Çeşitli ziyaret ve temaslarda bulunmak üzere Osmaniye’ye gelen Tarım ve Orman Bakanı Bekir Pakdemirli, ilk olarak Osmaniye Valiliği’ni ziyaret etti. Vali Erdinç Yılmaz, milletvekili İsmail Kaya, vali yardımcıları, bölge ve kurum müdürleri tarafından karşılanan Bakan Pakdemirli, daha sonra valilik şeref defterini imzaladı. Ardından, Osmaniye Belediye Başkanlığı ve AK Parti İl Başkanlığı’nı ziyaret eden Bakan Pakdemirli, tarım ve orman sektör temsilcileriyle sivil toplum kuruluşlarının temsilcileriyle bir araya geldi.
Türkiye’nin gıda stoklarının yeterli olduğu söyleyen Bakan Pakdemirli, “Türkiye’de kimse, sentetik olarak veya gereksiz yere gıda stoklarıyla alakalı spekülasyon yapmaya kalkmasın. Geçen hafta içerisinde şekerle ilgili sanki arz problemi varmış gibi bir konu yapılmaya çalışıldı. Bugün itibarıyla Türk Şeker Fabrikaları, arzına devam etmekte, sektörümüzde arz fazlası var. Hatta bu arz fazlasının önemli bir kısmı da ihracat oluyor. Pandeminin başından beri Türkiye, güçlü üretim alt yapısı ve gıda sanayi perakende ve lojistik sektörleriyle hiçbir problem yaşamadı. Bundan sonra da tüketicimize hiçbir problem yaşatmıyor olacağız. Elbette gıda fiyatlarıyla alakalı ciddi bir artış var. Bu artışın ana ve temel sebeplerinden bir tanesi, yurt dışı fiyatlarında çok ciddi bir tırmanış var. Birkaç misline çıkan fiyatlar var. Tüm dünyadaki gelişmiş ülkeler de dahil olmak üzere gıda fiyatlarındaki artış, dünyanın ana gündemine oturmuş durumda. Biz bununla ilgili olarak, ilgili gıda komitelerinden hem kısa, hem orta, hem de uzun vadeli tedbirlerin hepsini hükümetimiz içerisinde konuşuyoruz” dedi.

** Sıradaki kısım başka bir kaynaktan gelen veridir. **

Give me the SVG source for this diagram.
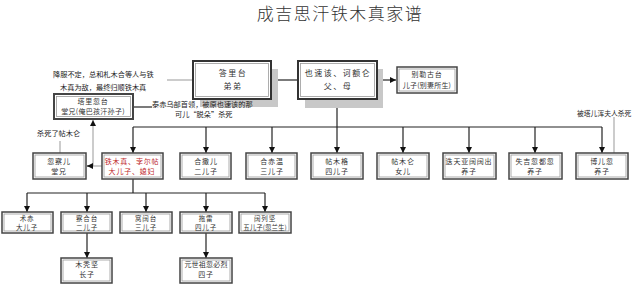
<svg xmlns="http://www.w3.org/2000/svg" width="640" height="285" viewBox="0 0 640 285">
<defs>
<marker id="ah" markerUnits="userSpaceOnUse" markerWidth="7" markerHeight="7" refX="6" refY="3" orient="auto">
<path d="M0,0 L6,3 L0,6 z" fill="#111"/>
</marker>
<style>
text{font-family:"Noto Sans CJK SC","Noto Sans",sans-serif;fill:#333;text-anchor:middle}
.title{font-size:17px;letter-spacing:1.5px;fill:#333;font-weight:300}
.bt{font-size:8px;letter-spacing:1.5px}
.nt{font-size:7px;letter-spacing:0.8px}
.st{font-size:6.5px;letter-spacing:0.8px}
.red{fill:#c0282c}
.ann{font-size:7.2px;text-anchor:start;fill:#222}
.box{fill:#fff;stroke:#444;stroke-width:1.5}
.inner{fill:none;stroke:#999;stroke-width:0.8}
.big{fill:#fff;stroke:#333;stroke-width:2}
.shadow{fill:#c8c8c8}
.ln{fill:none;stroke:#222;stroke-width:1.2}
.gl{fill:none;stroke:#999;stroke-width:1}
.ar{marker-end:url(#ah)}
</style>
</defs>
<rect width="640" height="285" fill="#fff"/>
<text class="title" x="340" y="20">成吉思汗铁木真家谱</text>

<g id="connectors">
<line class="ln ar" x1="298" y1="80" x2="272" y2="80"/>
<line class="ln ar" x1="377" y1="80" x2="396" y2="80"/>
<line class="gl" x1="193" y1="80" x2="167" y2="80"/>
<line class="ln" x1="133" y1="107" x2="152" y2="107"/>
<line class="ln" x1="337" y1="99" x2="337" y2="127"/>
<line class="ln" x1="133" y1="127" x2="602" y2="127"/>
<line class="ln ar" x1="133" y1="127" x2="133" y2="153"/>
<line class="ln ar" x1="206" y1="127" x2="206" y2="153"/>
<line class="ln ar" x1="272" y1="127" x2="272" y2="153"/>
<line class="ln ar" x1="337" y1="127" x2="337" y2="153"/>
<line class="ln ar" x1="403" y1="127" x2="403" y2="153"/>
<line class="ln ar" x1="469" y1="127" x2="469" y2="153"/>
<line class="ln ar" x1="535" y1="127" x2="535" y2="153"/>
<line class="ln ar" x1="602" y1="127" x2="602" y2="153"/>
<line class="gl" x1="614" y1="117" x2="614" y2="153"/>
<line class="gl" x1="60" y1="141" x2="60" y2="153"/>
<line class="gl" x1="102" y1="166" x2="93" y2="166"/>
<line class="gl ar" x1="93" y1="166" x2="93" y2="120"/>
<line class="ln ar" x1="93" y1="166" x2="87" y2="166"/>
<line class="ln" x1="133" y1="179" x2="133" y2="193"/>
<line class="ln" x1="27" y1="193" x2="265" y2="193"/>
<line class="ln ar" x1="27" y1="193" x2="27" y2="212"/>
<line class="ln ar" x1="87" y1="193" x2="87" y2="212"/>
<line class="ln ar" x1="146" y1="193" x2="146" y2="212"/>
<line class="ln ar" x1="206" y1="193" x2="206" y2="212"/>
<line class="ln ar" x1="265" y1="193" x2="265" y2="212"/>
<line class="ln ar" x1="87" y1="233" x2="87" y2="258"/>
<line class="ln ar" x1="206" y1="233" x2="206" y2="258"/>
</g>

<g id="n-daritai">
<rect class="shadow" x="200" y="69" width="78" height="38"/>
<rect class="big" x="193" y="61" width="78" height="38"/>
<rect class="inner" x="195.5" y="63.5" width="73" height="33"/>
<text class="bt" x="233" y="76">答里台</text>
<text class="bt" x="233" y="89">弟弟</text>
</g>
<g id="n-yesugei">
<rect class="shadow" x="305" y="69" width="78" height="39"/>
<rect class="big" x="298" y="61" width="79" height="38"/>
<rect class="inner" x="300.5" y="63.5" width="74" height="33"/>
<text class="bt" x="338" y="76">也速该、诃额仑</text>
<text class="bt" x="338" y="89">父、母</text>
</g>
<g id="n-belgutei">
<rect class="box" x="397" y="67" width="60" height="26"/>
<rect class="inner" x="399" y="69" width="56" height="22"/>
<text class="nt" x="427" y="77">别勒古台</text>
<text class="nt" x="427" y="88" style="letter-spacing:0.2px">儿子(别妻所生)</text>
</g>
<g id="n-targutai">
<rect class="box" x="54" y="94" width="79" height="25" style="stroke-width:2"/>
<rect class="inner" x="56.5" y="96.5" width="74" height="20"/>
<text class="nt" x="93" y="104">塔里忽台</text>
<text class="nt" x="93" y="114" style="letter-spacing:0.3px">堂兄(俺巴孩汗孙子)</text>
</g>

<g id="n-huchar">
<rect class="box" x="33" y="153" width="53" height="26"/>
<rect class="inner" x="35" y="155" width="49" height="22"/>
<text class="nt" x="59" y="164">忽察儿</text>
<text class="nt" x="59" y="174">堂兄</text>
</g>
<g id="n-temujin">
<rect class="box" x="102" y="153" width="61" height="26"/>
<rect class="inner" x="104" y="155" width="57" height="22"/>
<text class="nt red" x="132" y="164">铁木真、孛尔帖</text>
<text class="nt red" x="132" y="174">大儿子、媳妇</text>
</g>
<g id="n-qasar">
<rect class="box" x="180" y="153" width="51" height="26"/>
<rect class="inner" x="182" y="155" width="47" height="22"/>
<text class="nt" x="206" y="164">合撒儿</text>
<text class="nt" x="206" y="174">二儿子</text>
</g>
<g id="n-qachiun">
<rect class="box" x="246" y="153" width="51" height="26"/>
<rect class="inner" x="248" y="155" width="47" height="22"/>
<text class="nt" x="272" y="164">合赤温</text>
<text class="nt" x="272" y="174">三儿子</text>
</g>
<g id="n-temuge">
<rect class="box" x="311" y="153" width="52" height="26"/>
<rect class="inner" x="313" y="155" width="48" height="22"/>
<text class="nt" x="337" y="164">帖木格</text>
<text class="nt" x="337" y="174">四儿子</text>
</g>
<g id="n-temulun">
<rect class="box" x="377" y="153" width="52" height="26"/>
<rect class="inner" x="379" y="155" width="48" height="22"/>
<text class="nt" x="403" y="164">帖木仑</text>
<text class="nt" x="403" y="174">女儿</text>
</g>
<g id="n-kokochu">
<rect class="box" x="443" y="153" width="53" height="26"/>
<rect class="inner" x="445" y="155" width="49" height="22"/>
<text class="nt" x="469" y="164">迭天亚阔阔出</text>
<text class="nt" x="469" y="174">养子</text>
</g>
<g id="n-shigi">
<rect class="box" x="509" y="153" width="53" height="26"/>
<rect class="inner" x="511" y="155" width="49" height="22"/>
<text class="nt" x="535" y="164">失吉忽都忽</text>
<text class="nt" x="535" y="174">养子</text>
</g>
<g id="n-borokhul">
<rect class="box" x="576" y="153" width="52" height="26"/>
<rect class="inner" x="578" y="155" width="48" height="22"/>
<text class="nt" x="602" y="164">博儿忽</text>
<text class="nt" x="602" y="174">养子</text>
</g>

<g id="n-jochi">
<rect class="box" x="2" y="212" width="51" height="21"/>
<rect class="inner" x="4" y="214" width="47" height="17"/>
<text class="st" x="27" y="221">术赤</text>
<text class="st" x="27" y="230">大儿子</text>
</g>
<g id="n-chagatai">
<rect class="box" x="61" y="212" width="51" height="21"/>
<rect class="inner" x="63" y="214" width="47" height="17"/>
<text class="st" x="87" y="221">察合台</text>
<text class="st" x="87" y="230">二儿子</text>
</g>
<g id="n-ogedei">
<rect class="box" x="120" y="212" width="52" height="21"/>
<rect class="inner" x="122" y="214" width="48" height="17"/>
<text class="st" x="146" y="221">窝阔台</text>
<text class="st" x="146" y="230">三儿子</text>
</g>
<g id="n-tolui">
<rect class="box" x="180" y="212" width="52" height="21"/>
<rect class="inner" x="182" y="214" width="48" height="17"/>
<text class="st" x="206" y="221">拖雷</text>
<text class="st" x="206" y="230">四儿子</text>
</g>
<g id="n-kolgen">
<rect class="box" x="239" y="212" width="52" height="21"/>
<rect class="inner" x="241" y="214" width="48" height="17"/>
<text class="st" x="265" y="221">阔列坚</text>
<text class="st" x="265" y="230" style="letter-spacing:0">五儿子(忽兰生)</text>
</g>
<g id="n-mutugen">
<rect class="box" x="61" y="258" width="51" height="25"/>
<rect class="inner" x="63" y="260" width="47" height="21"/>
<text class="nt" x="87" y="267">木秃坚</text>
<text class="nt" x="87" y="277">长子</text>
</g>
<g id="n-kublai">
<rect class="box" x="180" y="258" width="52" height="25"/>
<rect class="inner" x="182" y="260" width="48" height="21"/>
<text class="nt" x="206" y="267" style="letter-spacing:0.2px">元世祖忽必烈</text>
<text class="nt" x="206" y="277">四子</text>
</g>

<g id="annotations">
<text class="ann" x="53" y="77">降服不定，总和札木合等人与铁</text>
<text class="ann" x="60" y="90">木真为敌，最终归顺铁木真</text>
<text class="ann" x="152" y="107">泰赤乌部首领，被原也速该的那</text>
<text class="ann" x="175" y="117">可儿“脱朵”杀死</text>
<text class="ann" x="37" y="136">杀死了帖木仑</text>
<text class="ann" x="577" y="116" style="font-size:6.8px">被塔儿浑夫人杀死</text>
</g>
</svg>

‘TÜRKİYE HER KONUDA İDDİALI’
Bakan Pakdemirli, 20- 25 yıl içerisinde gıdaya ihtiyacın yüzde 60 oranında artacağını belirterek, konuşmasını söyle sürdürdü:
“Suya ihtiyaç ise yüzde 15 fazla artacak. Bunun anlamı şudur; daha verimli olmamız lazım. Yani suyu daha verimli kullanmamız lazım, daha verimli bir şekilde gıdayı da üretiyor olmamız lazım. Daha verimli tekniklerle, daha hızlı bir üretime doğru gidiyor olmamız lazım. Suyun yüzde 70’inden fazlasını kim kullanıyor, tarım kullanıyor. Yani bizler kullanıyoruz ama unutmamamız lazım, su stresi çeken bir ülkeyiz. Son 19 yılda 613 baraj yaptık. Belki bu rakam size bir şey ifade etmiyor olabilir ama 80 yılda yapılan yani 2002’ye kadar yapılan baraj sayısının tam 2,5 mislini biz yaptık. Bu depolamalar olmasaydı bugün gerçekten Türkiye çok ciddi kıtlık, çok ciddi gıda arzı riskiyle karı karşıya kalabilirdi. Cumhurbaşkanlığı Hükümet sisteminde, tam 72 tane baraj tamamlayıp, su ve sulama tesisleriyle alakalı bin tesis tamamladık, 41 milyar lira yatırım yaptık. 2021 DSİ bütçemiz 18 milyardı, 2022 bütçemiz 25 milyar liradır. Şunu ifade etmek istiyorum, Türkiye artık her alanda hep her şeyin birincisine imza atan bir ülke. Özellikle son 20 senede Türkiye, artık her konuda iddialı ve her konuda işin en iyisine, en yenisine ve en büyüğüne imza atan bir ülke oldu.”